* [REQUIRED TASK]:
Leaving out all pictures, copy exactly the lines from the one containing "Rebuild this chart" down to the one containing "const canvasRef = useRef<HTMLCanvasElement", both of them included.

================

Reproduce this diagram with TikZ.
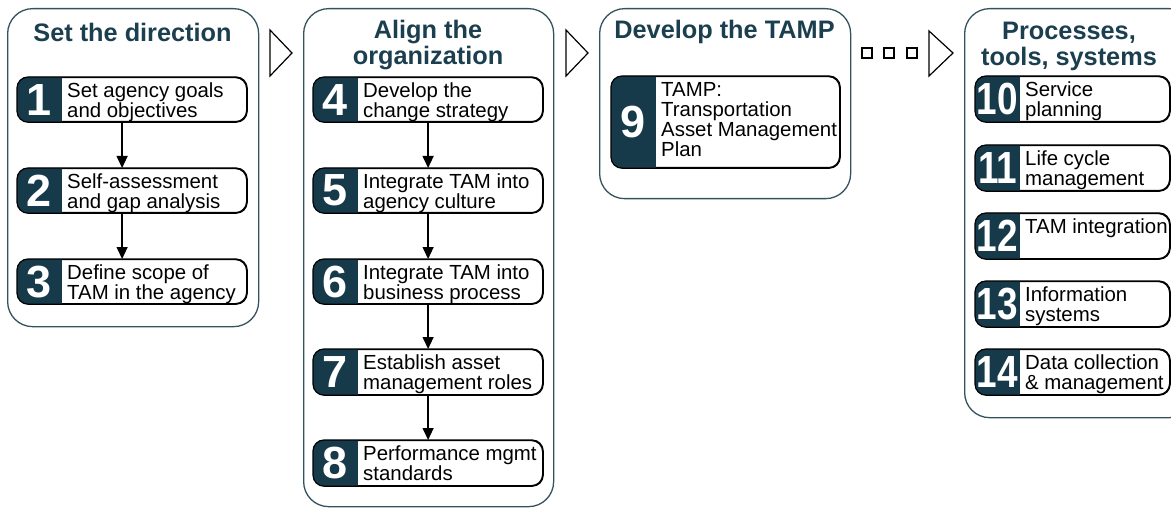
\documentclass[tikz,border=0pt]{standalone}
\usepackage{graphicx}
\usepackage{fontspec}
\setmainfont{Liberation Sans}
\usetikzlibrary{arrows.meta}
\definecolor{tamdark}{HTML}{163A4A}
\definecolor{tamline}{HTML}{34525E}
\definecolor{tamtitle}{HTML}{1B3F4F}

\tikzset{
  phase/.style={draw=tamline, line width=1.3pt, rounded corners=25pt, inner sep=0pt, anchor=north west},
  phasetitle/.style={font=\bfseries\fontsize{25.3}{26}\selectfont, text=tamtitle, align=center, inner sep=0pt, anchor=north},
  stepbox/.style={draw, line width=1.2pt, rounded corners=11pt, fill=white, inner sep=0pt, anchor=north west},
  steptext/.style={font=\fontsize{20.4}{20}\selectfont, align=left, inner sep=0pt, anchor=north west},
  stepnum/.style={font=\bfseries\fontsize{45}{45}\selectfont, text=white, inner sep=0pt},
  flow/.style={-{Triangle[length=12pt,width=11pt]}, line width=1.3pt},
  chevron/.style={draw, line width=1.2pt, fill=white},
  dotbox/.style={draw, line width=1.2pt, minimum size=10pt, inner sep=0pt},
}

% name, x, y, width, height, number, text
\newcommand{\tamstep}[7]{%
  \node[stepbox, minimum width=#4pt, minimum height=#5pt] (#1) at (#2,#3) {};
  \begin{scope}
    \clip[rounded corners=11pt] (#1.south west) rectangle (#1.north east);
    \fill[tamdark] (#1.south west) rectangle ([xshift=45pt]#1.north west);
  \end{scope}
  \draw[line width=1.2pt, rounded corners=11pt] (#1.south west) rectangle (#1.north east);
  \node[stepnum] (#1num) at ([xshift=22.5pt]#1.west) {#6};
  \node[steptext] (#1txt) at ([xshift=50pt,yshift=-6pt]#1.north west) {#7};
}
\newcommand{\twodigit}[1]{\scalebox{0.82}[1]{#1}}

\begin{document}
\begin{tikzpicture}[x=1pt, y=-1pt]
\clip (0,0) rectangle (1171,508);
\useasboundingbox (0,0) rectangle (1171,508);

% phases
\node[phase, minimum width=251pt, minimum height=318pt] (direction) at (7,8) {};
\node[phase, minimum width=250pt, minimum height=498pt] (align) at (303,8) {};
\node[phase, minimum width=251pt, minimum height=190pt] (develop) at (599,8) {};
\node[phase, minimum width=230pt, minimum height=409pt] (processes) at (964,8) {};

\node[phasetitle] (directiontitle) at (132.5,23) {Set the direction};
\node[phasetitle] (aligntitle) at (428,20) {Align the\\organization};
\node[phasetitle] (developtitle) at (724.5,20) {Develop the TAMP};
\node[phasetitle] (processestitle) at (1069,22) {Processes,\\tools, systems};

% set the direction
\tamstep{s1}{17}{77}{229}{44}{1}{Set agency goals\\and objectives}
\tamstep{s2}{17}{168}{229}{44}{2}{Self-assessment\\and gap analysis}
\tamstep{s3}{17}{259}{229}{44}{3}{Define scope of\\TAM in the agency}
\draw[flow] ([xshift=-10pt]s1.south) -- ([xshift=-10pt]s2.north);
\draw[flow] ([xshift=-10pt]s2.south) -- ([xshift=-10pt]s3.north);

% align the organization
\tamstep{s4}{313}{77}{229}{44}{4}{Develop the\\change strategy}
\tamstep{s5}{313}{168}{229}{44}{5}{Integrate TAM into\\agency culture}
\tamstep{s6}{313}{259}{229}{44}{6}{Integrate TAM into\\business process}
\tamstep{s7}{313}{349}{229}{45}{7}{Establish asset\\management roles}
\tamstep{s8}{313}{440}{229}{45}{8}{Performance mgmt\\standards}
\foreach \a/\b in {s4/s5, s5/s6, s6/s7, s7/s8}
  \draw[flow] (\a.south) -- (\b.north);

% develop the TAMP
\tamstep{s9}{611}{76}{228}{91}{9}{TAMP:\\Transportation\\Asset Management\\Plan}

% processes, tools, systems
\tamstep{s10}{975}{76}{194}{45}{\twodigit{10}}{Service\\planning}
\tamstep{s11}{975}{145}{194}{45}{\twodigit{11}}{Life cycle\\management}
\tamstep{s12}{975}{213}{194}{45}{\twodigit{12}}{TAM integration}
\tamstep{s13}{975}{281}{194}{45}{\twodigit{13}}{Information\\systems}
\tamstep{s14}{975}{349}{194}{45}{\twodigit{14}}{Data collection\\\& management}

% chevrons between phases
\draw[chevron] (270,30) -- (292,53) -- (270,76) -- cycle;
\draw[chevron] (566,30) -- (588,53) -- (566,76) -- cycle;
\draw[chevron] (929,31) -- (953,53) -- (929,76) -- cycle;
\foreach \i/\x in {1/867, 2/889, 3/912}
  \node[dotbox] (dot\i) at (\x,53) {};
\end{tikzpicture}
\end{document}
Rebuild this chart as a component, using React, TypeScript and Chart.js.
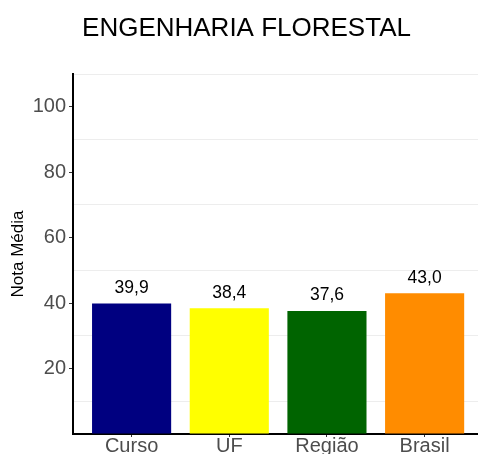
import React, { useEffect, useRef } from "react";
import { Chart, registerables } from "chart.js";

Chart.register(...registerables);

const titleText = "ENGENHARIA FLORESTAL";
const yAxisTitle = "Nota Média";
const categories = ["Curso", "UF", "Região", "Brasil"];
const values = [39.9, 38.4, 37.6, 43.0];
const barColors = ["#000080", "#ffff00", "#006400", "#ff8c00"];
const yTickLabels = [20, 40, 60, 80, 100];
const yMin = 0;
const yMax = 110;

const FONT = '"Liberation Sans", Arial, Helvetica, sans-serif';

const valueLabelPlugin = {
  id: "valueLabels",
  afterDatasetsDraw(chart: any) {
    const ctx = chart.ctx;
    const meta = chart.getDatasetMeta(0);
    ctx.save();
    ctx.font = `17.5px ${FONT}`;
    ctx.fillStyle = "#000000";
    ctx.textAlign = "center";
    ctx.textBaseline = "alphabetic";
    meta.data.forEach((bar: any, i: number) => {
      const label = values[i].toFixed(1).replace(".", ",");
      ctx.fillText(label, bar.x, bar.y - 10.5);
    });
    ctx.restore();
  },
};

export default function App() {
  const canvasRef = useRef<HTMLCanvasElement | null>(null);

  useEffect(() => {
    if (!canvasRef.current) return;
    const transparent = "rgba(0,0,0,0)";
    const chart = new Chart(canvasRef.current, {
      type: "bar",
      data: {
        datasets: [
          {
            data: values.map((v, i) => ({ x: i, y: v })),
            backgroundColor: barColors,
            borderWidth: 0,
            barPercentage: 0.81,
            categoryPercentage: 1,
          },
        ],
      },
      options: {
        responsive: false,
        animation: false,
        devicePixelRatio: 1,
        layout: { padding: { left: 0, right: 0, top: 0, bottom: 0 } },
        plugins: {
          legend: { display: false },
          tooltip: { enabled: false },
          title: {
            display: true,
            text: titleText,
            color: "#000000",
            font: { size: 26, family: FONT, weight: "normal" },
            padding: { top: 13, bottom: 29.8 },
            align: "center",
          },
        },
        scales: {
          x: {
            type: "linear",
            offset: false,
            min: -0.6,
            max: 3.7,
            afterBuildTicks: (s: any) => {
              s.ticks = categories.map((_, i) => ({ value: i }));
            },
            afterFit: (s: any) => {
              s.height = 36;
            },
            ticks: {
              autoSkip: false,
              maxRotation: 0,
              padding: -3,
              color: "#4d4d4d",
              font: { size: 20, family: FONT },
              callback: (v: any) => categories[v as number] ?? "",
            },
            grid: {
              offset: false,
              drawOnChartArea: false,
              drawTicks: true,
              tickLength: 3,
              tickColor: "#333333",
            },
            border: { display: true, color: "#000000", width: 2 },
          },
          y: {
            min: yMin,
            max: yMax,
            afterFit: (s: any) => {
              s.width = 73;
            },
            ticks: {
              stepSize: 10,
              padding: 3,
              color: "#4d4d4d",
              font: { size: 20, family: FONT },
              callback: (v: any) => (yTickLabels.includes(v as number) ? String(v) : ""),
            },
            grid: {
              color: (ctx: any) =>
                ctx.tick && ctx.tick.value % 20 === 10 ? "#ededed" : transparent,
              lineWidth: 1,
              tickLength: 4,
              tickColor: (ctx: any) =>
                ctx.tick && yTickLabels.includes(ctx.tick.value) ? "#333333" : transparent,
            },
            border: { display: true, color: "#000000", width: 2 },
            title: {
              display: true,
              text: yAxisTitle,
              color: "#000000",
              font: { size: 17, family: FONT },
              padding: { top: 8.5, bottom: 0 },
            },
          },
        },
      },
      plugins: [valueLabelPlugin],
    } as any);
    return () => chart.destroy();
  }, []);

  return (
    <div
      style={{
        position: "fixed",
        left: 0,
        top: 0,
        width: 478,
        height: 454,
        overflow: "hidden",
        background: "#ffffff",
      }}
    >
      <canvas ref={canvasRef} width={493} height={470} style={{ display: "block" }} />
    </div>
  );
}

================

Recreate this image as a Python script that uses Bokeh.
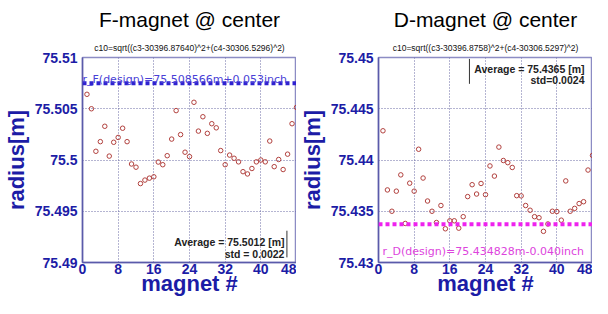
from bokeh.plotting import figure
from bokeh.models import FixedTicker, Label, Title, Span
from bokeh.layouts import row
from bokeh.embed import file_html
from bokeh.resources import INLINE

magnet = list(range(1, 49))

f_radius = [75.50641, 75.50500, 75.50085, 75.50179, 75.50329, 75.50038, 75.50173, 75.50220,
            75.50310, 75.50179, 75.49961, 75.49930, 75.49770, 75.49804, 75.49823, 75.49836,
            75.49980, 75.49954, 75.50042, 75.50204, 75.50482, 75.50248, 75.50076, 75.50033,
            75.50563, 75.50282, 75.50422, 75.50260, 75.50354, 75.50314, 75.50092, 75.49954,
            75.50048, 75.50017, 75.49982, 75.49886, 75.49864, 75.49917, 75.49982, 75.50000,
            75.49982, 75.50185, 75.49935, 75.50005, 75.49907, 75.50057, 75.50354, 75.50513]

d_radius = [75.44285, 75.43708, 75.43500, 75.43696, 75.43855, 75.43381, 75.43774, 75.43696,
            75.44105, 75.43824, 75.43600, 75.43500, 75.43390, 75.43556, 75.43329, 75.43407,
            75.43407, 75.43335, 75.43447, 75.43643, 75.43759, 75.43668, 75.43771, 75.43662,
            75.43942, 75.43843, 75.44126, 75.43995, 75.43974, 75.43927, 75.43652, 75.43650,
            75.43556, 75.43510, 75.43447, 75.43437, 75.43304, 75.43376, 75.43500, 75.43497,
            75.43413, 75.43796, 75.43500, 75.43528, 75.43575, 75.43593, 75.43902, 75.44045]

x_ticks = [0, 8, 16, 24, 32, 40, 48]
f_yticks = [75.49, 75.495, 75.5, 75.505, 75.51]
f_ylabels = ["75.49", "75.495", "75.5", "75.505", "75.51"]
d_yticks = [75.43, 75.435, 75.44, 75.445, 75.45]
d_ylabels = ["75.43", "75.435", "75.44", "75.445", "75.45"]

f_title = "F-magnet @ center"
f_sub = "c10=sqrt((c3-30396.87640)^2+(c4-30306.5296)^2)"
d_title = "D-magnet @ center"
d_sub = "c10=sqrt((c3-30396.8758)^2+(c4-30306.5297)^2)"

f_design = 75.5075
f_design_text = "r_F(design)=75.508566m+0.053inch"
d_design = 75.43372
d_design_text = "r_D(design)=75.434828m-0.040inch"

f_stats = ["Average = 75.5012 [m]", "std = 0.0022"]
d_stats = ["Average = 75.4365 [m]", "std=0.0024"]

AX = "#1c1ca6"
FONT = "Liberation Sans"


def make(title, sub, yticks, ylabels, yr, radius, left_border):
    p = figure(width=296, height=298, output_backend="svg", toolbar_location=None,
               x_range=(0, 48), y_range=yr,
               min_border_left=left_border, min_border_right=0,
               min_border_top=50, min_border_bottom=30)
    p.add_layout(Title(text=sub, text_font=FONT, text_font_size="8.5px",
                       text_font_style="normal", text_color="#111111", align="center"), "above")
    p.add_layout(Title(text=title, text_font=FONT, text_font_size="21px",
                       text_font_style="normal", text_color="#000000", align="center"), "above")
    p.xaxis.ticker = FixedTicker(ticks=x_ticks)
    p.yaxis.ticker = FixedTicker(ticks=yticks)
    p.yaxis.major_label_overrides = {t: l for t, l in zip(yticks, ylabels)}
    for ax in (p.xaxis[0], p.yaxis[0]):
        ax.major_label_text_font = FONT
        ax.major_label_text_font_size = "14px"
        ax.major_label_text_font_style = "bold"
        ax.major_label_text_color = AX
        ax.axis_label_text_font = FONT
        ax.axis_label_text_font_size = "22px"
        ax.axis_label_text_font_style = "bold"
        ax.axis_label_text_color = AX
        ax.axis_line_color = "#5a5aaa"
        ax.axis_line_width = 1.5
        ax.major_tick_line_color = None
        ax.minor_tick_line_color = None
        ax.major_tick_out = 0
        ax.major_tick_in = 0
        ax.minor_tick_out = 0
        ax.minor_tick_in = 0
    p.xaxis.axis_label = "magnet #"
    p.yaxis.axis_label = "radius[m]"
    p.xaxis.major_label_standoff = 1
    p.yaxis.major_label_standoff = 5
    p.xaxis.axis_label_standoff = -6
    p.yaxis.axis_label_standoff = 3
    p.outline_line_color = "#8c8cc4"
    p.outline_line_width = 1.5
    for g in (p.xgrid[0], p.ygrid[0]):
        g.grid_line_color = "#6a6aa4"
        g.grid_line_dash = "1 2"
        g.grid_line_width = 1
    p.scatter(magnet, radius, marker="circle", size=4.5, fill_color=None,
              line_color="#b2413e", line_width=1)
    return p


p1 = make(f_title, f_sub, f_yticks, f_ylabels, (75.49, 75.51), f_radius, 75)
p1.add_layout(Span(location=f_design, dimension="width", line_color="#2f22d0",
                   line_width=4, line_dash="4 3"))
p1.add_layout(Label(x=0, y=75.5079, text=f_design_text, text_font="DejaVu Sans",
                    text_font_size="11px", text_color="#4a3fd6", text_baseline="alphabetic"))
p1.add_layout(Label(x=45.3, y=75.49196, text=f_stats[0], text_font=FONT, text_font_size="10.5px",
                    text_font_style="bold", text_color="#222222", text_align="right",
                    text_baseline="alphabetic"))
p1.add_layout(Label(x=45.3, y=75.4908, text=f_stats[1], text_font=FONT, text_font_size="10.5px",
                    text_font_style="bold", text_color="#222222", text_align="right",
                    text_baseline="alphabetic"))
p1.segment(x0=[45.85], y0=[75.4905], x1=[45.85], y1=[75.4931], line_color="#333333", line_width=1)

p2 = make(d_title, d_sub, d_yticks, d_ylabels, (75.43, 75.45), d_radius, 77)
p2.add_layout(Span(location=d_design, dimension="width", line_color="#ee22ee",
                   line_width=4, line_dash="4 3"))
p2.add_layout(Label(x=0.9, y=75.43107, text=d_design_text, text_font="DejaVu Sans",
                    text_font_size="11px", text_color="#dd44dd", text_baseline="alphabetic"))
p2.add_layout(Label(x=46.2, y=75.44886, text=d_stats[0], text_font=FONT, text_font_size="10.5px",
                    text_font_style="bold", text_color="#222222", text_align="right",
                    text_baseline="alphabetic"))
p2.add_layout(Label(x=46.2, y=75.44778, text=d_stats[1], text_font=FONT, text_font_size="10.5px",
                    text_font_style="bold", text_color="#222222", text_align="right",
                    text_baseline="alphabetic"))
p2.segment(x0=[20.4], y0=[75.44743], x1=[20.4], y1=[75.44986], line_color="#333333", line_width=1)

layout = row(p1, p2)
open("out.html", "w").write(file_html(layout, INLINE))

================

* [RESPONSE FOR THIS EXERCISE]:
Rebuild this chart as a component, using React, TypeScript and Chart.js.
import React, { useEffect, useRef } from "react";
import { Chart, registerables } from "chart.js";

Chart.register(...registerables);

const titleText = "ENGENHARIA FLORESTAL";
const yAxisTitle = "Nota Média";
const categories = ["Curso", "UF", "Região", "Brasil"];
const values = [39.9, 38.4, 37.6, 43.0];
const barColors = ["#000080", "#ffff00", "#006400", "#ff8c00"];
const yTickLabels = [20, 40, 60, 80, 100];
const yMin = 0;
const yMax = 110;

const FONT = '"Liberation Sans", Arial, Helvetica, sans-serif';

const valueLabelPlugin = {
  id: "valueLabels",
  afterDatasetsDraw(chart: any) {
    const ctx = chart.ctx;
    const meta = chart.getDatasetMeta(0);
    ctx.save();
    ctx.font = `17.5px ${FONT}`;
    ctx.fillStyle = "#000000";
    ctx.textAlign = "center";
    ctx.textBaseline = "alphabetic";
    meta.data.forEach((bar: any, i: number) => {
      const label = values[i].toFixed(1).replace(".", ",");
      ctx.fillText(label, bar.x, bar.y - 10.5);
    });
    ctx.restore();
  },
};

export default function App() {
  const canvasRef = useRef<HTMLCanvasElement | null>(null);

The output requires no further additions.